═════ PROVIDED INFORMATION ═════

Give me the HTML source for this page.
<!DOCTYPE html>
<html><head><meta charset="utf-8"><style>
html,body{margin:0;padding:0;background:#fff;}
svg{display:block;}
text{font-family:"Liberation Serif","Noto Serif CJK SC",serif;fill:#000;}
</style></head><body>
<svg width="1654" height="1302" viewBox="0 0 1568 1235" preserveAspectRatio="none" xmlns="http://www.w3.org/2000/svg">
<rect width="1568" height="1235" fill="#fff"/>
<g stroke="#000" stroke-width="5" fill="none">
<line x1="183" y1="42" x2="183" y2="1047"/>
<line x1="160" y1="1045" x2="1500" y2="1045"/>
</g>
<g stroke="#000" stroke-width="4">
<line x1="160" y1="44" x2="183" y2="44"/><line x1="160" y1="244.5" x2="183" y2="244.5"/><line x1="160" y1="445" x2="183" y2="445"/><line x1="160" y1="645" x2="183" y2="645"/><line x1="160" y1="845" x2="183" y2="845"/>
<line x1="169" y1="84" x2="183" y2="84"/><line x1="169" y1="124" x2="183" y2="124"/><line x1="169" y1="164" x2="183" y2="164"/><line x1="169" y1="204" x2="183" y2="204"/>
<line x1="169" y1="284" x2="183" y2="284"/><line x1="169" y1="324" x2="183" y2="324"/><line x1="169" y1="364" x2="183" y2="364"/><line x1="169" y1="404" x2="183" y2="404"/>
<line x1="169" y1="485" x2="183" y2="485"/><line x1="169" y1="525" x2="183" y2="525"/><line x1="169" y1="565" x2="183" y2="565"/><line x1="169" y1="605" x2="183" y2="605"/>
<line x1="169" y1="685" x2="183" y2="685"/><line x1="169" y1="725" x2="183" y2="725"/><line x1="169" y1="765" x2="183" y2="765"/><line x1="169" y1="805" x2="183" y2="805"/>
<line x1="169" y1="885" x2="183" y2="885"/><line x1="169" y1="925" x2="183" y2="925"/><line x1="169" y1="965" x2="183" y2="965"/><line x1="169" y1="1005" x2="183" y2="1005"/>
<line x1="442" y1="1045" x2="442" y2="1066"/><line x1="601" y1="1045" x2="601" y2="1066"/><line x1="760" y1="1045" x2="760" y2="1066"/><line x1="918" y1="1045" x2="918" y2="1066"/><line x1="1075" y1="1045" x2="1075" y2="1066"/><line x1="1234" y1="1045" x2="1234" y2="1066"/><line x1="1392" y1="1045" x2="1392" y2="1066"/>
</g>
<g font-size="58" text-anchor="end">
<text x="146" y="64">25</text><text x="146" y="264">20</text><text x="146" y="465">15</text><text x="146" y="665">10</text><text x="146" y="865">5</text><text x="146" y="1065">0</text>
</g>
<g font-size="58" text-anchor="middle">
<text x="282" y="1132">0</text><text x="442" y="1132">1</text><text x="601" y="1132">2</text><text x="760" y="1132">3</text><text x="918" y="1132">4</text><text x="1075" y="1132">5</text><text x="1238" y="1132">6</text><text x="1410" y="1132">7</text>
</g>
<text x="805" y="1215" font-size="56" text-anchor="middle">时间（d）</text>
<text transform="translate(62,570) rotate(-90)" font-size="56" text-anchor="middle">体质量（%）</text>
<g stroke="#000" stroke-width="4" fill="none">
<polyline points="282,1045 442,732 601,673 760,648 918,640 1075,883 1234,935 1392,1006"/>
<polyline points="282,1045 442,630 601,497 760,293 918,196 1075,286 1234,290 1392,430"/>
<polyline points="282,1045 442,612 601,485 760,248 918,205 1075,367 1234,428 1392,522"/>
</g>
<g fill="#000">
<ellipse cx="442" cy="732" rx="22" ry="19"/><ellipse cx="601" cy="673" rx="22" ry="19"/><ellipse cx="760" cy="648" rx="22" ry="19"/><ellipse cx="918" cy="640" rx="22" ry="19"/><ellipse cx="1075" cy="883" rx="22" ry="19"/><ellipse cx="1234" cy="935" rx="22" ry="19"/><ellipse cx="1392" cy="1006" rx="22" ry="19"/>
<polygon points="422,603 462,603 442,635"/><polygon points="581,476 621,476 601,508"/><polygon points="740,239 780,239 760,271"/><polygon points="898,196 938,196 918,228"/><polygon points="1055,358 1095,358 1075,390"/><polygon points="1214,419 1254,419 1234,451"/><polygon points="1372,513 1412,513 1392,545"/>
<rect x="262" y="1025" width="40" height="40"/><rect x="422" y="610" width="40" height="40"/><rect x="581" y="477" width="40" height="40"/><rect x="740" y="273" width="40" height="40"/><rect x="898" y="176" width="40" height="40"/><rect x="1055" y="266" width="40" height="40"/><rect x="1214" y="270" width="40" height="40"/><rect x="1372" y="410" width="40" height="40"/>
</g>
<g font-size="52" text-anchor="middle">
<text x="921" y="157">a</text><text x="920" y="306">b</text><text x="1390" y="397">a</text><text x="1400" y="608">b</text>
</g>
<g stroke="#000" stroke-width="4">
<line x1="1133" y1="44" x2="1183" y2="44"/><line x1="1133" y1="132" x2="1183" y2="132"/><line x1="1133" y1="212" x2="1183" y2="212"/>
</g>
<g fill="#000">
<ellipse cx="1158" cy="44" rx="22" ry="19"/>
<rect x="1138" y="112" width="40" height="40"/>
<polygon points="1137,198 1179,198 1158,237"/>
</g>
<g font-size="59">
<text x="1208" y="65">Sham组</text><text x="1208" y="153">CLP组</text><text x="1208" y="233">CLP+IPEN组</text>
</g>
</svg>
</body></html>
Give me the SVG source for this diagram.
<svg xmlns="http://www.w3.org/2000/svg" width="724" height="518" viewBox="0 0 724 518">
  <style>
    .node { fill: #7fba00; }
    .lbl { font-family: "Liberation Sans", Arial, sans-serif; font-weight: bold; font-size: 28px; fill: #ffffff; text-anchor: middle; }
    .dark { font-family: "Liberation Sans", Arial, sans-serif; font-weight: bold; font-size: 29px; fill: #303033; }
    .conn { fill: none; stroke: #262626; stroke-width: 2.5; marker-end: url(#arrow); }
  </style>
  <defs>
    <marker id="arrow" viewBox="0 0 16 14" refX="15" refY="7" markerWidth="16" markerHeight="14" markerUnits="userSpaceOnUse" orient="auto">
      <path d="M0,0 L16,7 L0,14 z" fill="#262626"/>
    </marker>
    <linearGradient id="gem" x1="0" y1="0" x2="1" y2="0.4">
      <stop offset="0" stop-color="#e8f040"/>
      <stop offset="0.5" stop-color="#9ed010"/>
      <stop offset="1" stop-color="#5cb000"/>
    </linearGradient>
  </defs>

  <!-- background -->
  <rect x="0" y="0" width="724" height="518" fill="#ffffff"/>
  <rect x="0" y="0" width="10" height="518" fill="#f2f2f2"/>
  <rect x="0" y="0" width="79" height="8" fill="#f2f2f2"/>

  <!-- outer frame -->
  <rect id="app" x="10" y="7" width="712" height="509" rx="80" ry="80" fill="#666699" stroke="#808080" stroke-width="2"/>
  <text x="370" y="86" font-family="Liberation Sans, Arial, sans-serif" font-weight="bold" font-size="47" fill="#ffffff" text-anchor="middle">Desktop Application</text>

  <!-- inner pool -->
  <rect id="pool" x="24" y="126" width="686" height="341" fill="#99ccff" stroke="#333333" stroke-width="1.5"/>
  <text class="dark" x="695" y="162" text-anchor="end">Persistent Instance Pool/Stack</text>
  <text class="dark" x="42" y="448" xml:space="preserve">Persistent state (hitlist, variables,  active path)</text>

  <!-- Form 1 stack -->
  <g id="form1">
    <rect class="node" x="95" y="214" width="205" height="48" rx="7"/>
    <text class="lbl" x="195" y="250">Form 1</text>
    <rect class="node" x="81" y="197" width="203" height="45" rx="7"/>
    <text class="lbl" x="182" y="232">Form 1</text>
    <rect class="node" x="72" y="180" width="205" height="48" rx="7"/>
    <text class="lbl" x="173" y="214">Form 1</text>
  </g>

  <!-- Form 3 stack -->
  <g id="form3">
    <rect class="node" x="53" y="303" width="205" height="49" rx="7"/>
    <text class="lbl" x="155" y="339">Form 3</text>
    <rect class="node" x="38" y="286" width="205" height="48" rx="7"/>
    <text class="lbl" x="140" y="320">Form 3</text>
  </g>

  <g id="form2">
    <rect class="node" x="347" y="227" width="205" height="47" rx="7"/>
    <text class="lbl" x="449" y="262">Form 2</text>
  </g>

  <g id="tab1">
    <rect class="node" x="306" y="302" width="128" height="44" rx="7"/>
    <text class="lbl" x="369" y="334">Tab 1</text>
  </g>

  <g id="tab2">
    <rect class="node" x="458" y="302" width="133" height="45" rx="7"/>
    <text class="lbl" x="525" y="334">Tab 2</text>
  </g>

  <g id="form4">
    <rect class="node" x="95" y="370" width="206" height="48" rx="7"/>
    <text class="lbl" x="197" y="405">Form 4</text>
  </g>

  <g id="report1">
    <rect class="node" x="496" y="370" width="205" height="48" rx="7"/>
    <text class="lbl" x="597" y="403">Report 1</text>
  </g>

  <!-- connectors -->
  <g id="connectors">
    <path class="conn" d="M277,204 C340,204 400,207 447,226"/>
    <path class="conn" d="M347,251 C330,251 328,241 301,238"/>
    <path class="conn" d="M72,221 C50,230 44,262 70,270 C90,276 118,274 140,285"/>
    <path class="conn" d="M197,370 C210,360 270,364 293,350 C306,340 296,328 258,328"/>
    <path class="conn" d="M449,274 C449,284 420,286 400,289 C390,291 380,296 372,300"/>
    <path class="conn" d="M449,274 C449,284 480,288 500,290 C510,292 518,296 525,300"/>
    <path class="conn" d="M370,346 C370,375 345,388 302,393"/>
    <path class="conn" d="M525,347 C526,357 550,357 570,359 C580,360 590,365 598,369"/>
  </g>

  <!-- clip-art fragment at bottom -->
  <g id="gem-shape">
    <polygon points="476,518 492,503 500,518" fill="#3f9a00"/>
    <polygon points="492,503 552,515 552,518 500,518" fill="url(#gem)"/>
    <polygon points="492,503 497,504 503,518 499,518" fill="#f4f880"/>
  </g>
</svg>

═════

**WORK INSTRUCTIONS:** Answer with one number: how many lines in the listing hold "Give".

**IN RESPONSE:** 2